Theatre North is among the three oldest continually-operating community theatres in the United States. Over 130 productions have been produced in the theatre’s 57 year history.
Founded in 1964 with a production of Noel Coward’s Blithe Spirit at the Kaleva Hall on Aurora Street, Theatre North also presented plays and musicals at the Ironwood Memorial Building until the group purchased the Scandinavian Hall on McLeod Street in 1966. The group sold that building in 1986 and spent two seasons performing at the Historic Ironwood Theatre and the Towne House while it renovated the Bark River Culvert and Equipment building on Lake Road.
In 1987 Theatre North finished the renovations and moved into the building it still calls home today. Theatre North opened its intimate and versatile 153-seat theatre in November 1987 with a production of Lionel Bart’s Oliver!
Theatre North is still run by a volunteer Board of Directors and produces three productions every season. To maintain their rich legacy as one of the nation’s oldest community theatres, Theatre North produced four virtual performances of Nunsense, Spoon River Anthology, I’m Herbert and Amadeus during the COVID-19 pandemic. The theatre still relies on a dedicated workforce of volunteers who direct, conduct, perform, design, and produce every production.
Theatre North is the producer and fiscal sponsor of the Emberlight Festival, as well as the host of our International Film Festival and Behind the Curtain series.
Miners Memorial Heritage Park
The Miners Memorial Heritage Park (MMHP) encompasses the former iron ore mining locations within the City of Ironwood. The discovery of these mines resulted in the establishment of the City of Ironwood in the latter part of the 19th century. The last iron ore mine in the City of Ironwood closed in 1966.
The City of Ironwood passed a resolution in July 2010 to repurpose the land into a year round recreational park. Non-motorized trails have been developed over the last decade for activities including hiking, biking, running, walking, skiing, snowshoeing, and cross country skiing while providing safe corridors between many locations within the City of Ironwood.
The Miners Memorial Heritage Park is the home of Emberlight’s large-installation art show Art in the Park every July and August.

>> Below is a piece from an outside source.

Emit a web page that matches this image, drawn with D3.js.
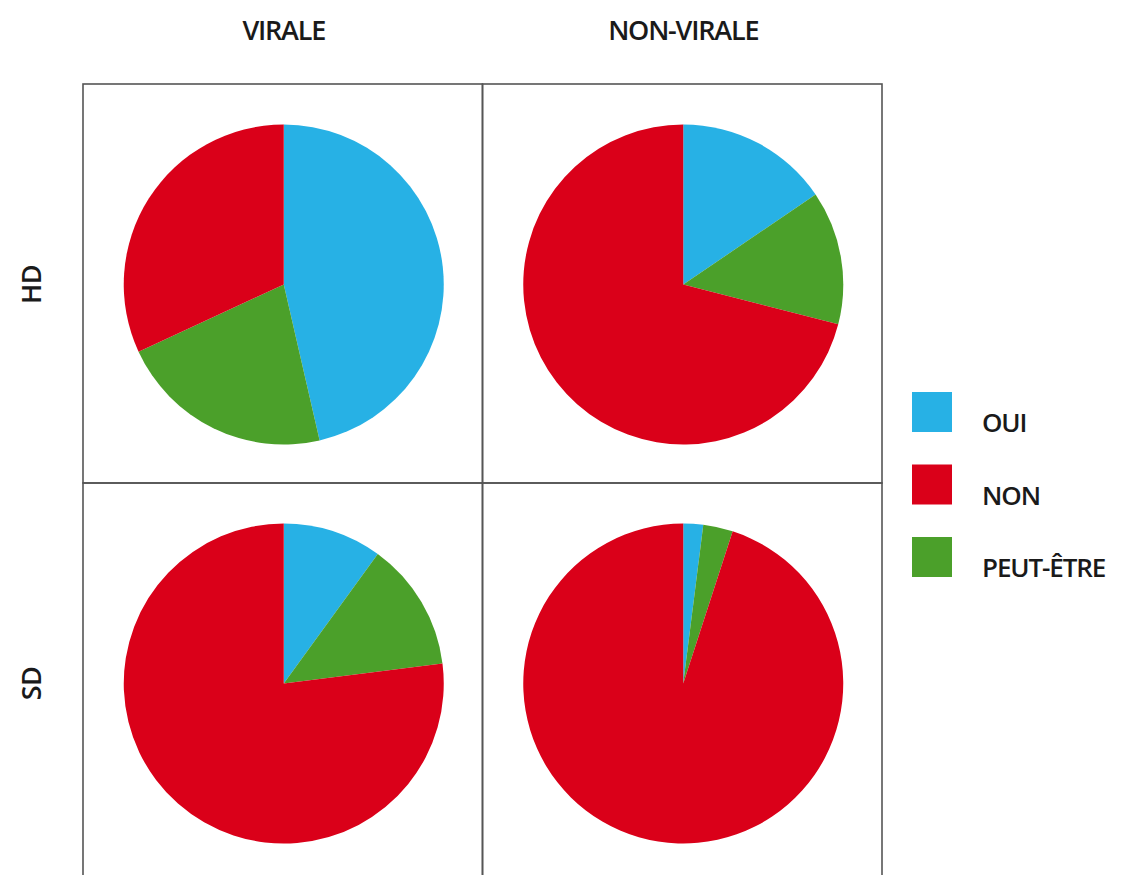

Miners Memorial Heritage Park
Built in 1892, the Chicago and Northwestern Railroad Depot was designed in the Richardson Romanesque style. It was the hub of an elaborate railroad yard operation in the center of Ironwood. As the mines closed, so too did the fortunes of the railroads, with the last iron ore trains ending in 1967 and passenger trains ending their service at the Depot in 1970. Purchased by the City of Ironwood, the Depot was refurbished by a dedicated group of volunteers, and it is now home to the Ironwood Area Historical Society and the Ironwood Area Chamber of Commerce. The Depot features displays on early railroading, and a large exhibit illustrating the history and operation of the Ironwood iron mines. In 1986 the Depot was listed on the Natioinal Register of Historic Places. During the summer months, the Historical Society staffs the Depot daily, offering explanatory tours of the exhibits as well as local historical lore. Located in the former women’s waiting room of the Depot is the counter and desk headquarters of the Ironwood Chamber of Commerce. With the starting “mile one” of the Michigan Iron Belle Trail just outside the Depot entrance on the original railroad right-of-way, the Depot has in many ways returned to one of its original functions: serving as a meeting and gathering space for travelers from all parts of the United States.
The Historic Depot Museum is the home of Emberlight’s Heritage Flags, Emberlight Photographers Show, and commissioned works every July and August.
Historic Ironwood Theatre
The Historic Ironwood Theatre is the “jewel of downtown” with its gleaming marquee, restored hand-painted murals, historic Barton theater pipe organ, and outstanding acoustics. The theatre stage is home to many concerts and events year-round. Tours of the theatre and its rich performing arts history are available.
The Ironwood Theatre was built as a vaudeville & silent movie palace in 1928 under the direction of Architect Albert Nelson at a cost of $160,000 (equivalent of approximately $2,000,000 today). Under the leadership of A.L. Pikar, the theatre became the center of entertainment in the Ironwood area. The Hollywood Golden Age of the 30s, 40s and 50s followed the Great Depression and the theatre flourished during these decades.
In 1982, owner Thomas Renn gave the Theatre building to the City of Ironwood through the Downtown Ironwood Development Authority (DIDA). Restoration efforts began at that time under the direction of the newly formed Ironwood Theatre Preservation Committee. On January 11, 1985, the Ironwood Theatre was placed on the National Registry of Historic Places.
The Ironwood Theatre is a volunteer based organization with an 9-member Board of Directors, one full time staff person, more than 30 regular volunteers and more than 100 individuals who volunteer their time and talents because they believe in the theatre and the central role it plays in the cultural life of so many nearby communities.
The Historic Ironwood Theatre hosts Emberlight’s live performances every summer, in addition to special events like the Emberlight Red Carpet Award Show.